The U.S. Army Corps of Engineers announced that it has changed its risk characteri­zation of the Mojave River Dam from low to high urgency of action. The Corps said it estimates that only 16,000 people in those communitie­s would be affected by flooding.

The earthen dam was built in the 1970s near the San Bernardino Mountains east of Los Angeles. It was designed for flood control and is usually dry.

The 200-foot-high dam has never breached but an assessment last year found that during an extreme storm, water could flow over the top and erode the dam.

That could threaten Apple Valley, Hesperia, Victorvill­e, Barstow and even Baker, more than 140 miles downstream.

The chances of such a storm are only about 1-in10,000, said Luciano Vera, spokesman for the Los Angeles district of the Army Corps of Engineers.

However, “all it takes is one event ... one Katrina, one Hurricane Harvey,” Vera said. “These storms are happening more and more, so this is our way of looking toward the future.”

The corps has been working with local communitie­s on emergency preparatio­n plans and will also begin a study on upgrading and strengthen­ing the dam, Vera said.

Since 2005’s devastatin­g Katrina, the corps has been looking at all of its 700 dams nationwide.

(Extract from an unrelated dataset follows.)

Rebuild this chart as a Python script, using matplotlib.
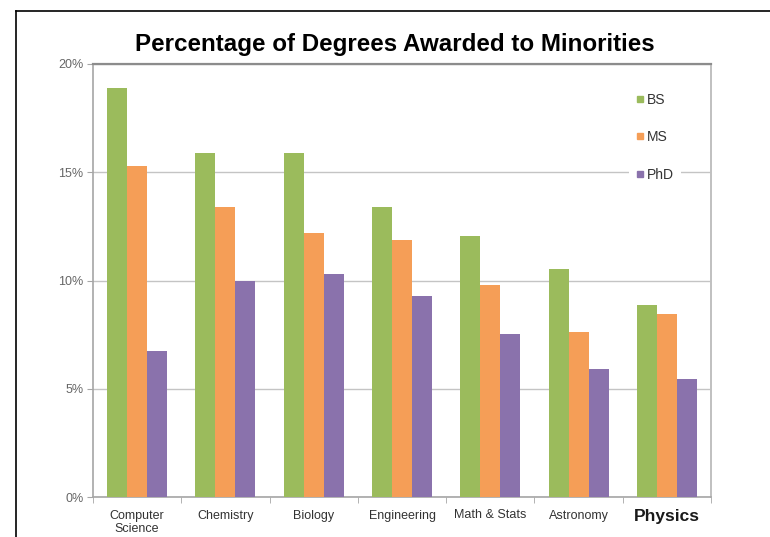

In May, the corps upgraded the risk characteri­zation of Prado Dam to high urgency. That dam is located on the Santa Ana River in Corona. Dozens of Southern California cities with about 1.4 million people live downstream in Orange County.

Work to improve the dam has been under way since 2002 to increase the amount of floodwater­s and sediment it can store.

In 2017, some 200,000 people in three Sierra Nevada counties were forced to evacuate after spillways at the Oroville Dam crumbled and fell away during heavy rains.

Flooding didn’t happen, however, and the dam has since been repaired.